» EXERCISE AIM
Extract the full listing verbatim and drop any pictures from your copy.
** start INFORMATION SHOWN **
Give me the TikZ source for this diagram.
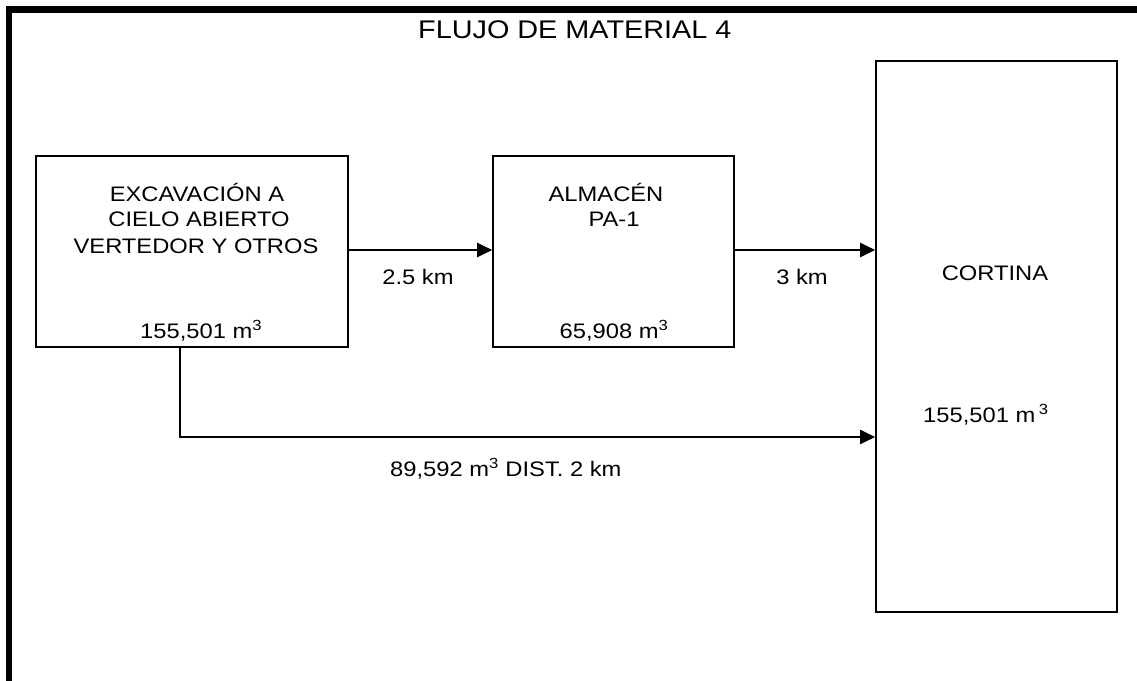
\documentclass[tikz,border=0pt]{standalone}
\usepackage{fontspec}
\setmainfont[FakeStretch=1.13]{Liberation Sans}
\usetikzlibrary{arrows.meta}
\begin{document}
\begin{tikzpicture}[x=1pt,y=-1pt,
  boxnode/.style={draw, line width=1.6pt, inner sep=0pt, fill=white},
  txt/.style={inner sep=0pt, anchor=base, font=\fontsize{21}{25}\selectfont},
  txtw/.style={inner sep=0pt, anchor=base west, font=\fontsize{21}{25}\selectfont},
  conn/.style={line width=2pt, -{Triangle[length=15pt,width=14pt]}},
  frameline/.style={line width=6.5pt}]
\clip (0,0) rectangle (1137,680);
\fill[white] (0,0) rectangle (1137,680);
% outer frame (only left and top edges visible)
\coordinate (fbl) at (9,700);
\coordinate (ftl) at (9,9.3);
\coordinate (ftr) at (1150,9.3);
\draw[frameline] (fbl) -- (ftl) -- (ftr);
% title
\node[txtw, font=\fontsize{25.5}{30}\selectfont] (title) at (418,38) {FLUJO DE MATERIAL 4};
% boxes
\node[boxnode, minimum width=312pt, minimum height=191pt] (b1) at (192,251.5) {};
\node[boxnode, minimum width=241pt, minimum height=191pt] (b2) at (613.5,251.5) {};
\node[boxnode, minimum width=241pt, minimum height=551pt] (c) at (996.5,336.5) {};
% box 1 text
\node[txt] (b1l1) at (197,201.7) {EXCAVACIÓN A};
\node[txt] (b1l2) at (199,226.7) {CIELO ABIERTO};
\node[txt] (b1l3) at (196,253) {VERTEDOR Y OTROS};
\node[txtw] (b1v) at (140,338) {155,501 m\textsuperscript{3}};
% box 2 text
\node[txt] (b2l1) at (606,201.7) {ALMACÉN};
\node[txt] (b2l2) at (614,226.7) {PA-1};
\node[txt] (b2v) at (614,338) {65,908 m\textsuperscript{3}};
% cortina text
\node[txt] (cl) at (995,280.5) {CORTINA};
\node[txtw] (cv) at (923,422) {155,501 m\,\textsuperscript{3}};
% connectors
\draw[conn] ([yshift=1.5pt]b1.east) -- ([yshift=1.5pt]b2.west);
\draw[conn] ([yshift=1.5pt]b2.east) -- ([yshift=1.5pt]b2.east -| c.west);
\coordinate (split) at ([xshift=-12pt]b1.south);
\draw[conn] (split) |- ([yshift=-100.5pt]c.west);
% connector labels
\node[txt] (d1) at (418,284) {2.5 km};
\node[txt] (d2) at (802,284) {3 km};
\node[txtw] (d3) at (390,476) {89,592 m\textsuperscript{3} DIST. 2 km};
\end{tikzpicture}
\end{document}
** end INFORMATION SHOWN **
» WRITTEN ANSWER
Give me the TikZ source for this diagram.
\documentclass[tikz,border=0pt]{standalone}
\usepackage{fontspec}
\setmainfont[FakeStretch=1.13]{Liberation Sans}
\usetikzlibrary{arrows.meta}
\begin{document}
\begin{tikzpicture}[x=1pt,y=-1pt,
  boxnode/.style={draw, line width=1.6pt, inner sep=0pt, fill=white},
  txt/.style={inner sep=0pt, anchor=base, font=\fontsize{21}{25}\selectfont},
  txtw/.style={inner sep=0pt, anchor=base west, font=\fontsize{21}{25}\selectfont},
  conn/.style={line width=2pt, -{Triangle[length=15pt,width=14pt]}},
  frameline/.style={line width=6.5pt}]
\clip (0,0) rectangle (1137,680);
\fill[white] (0,0) rectangle (1137,680);
% outer frame (only left and top edges visible)
\coordinate (fbl) at (9,700);
\coordinate (ftl) at (9,9.3);
\coordinate (ftr) at (1150,9.3);
\draw[frameline] (fbl) -- (ftl) -- (ftr);
% title
\node[txtw, font=\fontsize{25.5}{30}\selectfont] (title) at (418,38) {FLUJO DE MATERIAL 4};
% boxes
\node[boxnode, minimum width=312pt, minimum height=191pt] (b1) at (192,251.5) {};
\node[boxnode, minimum width=241pt, minimum height=191pt] (b2) at (613.5,251.5) {};
\node[boxnode, minimum width=241pt, minimum height=551pt] (c) at (996.5,336.5) {};
% box 1 text
\node[txt] (b1l1) at (197,201.7) {EXCAVACIÓN A};
\node[txt] (b1l2) at (199,226.7) {CIELO ABIERTO};
\node[txt] (b1l3) at (196,253) {VERTEDOR Y OTROS};
\node[txtw] (b1v) at (140,338) {155,501 m\textsuperscript{3}};
% box 2 text
\node[txt] (b2l1) at (606,201.7) {ALMACÉN};
\node[txt] (b2l2) at (614,226.7) {PA-1};
\node[txt] (b2v) at (614,338) {65,908 m\textsuperscript{3}};
% cortina text
\node[txt] (cl) at (995,280.5) {CORTINA};
\node[txtw] (cv) at (923,422) {155,501 m\,\textsuperscript{3}};
% connectors
\draw[conn] ([yshift=1.5pt]b1.east) -- ([yshift=1.5pt]b2.west);
\draw[conn] ([yshift=1.5pt]b2.east) -- ([yshift=1.5pt]b2.east -| c.west);
\coordinate (split) at ([xshift=-12pt]b1.south);
\draw[conn] (split) |- ([yshift=-100.5pt]c.west);
% connector labels
\node[txt] (d1) at (418,284) {2.5 km};
\node[txt] (d2) at (802,284) {3 km};
\node[txtw] (d3) at (390,476) {89,592 m\textsuperscript{3} DIST. 2 km};
\end{tikzpicture}
\end{document}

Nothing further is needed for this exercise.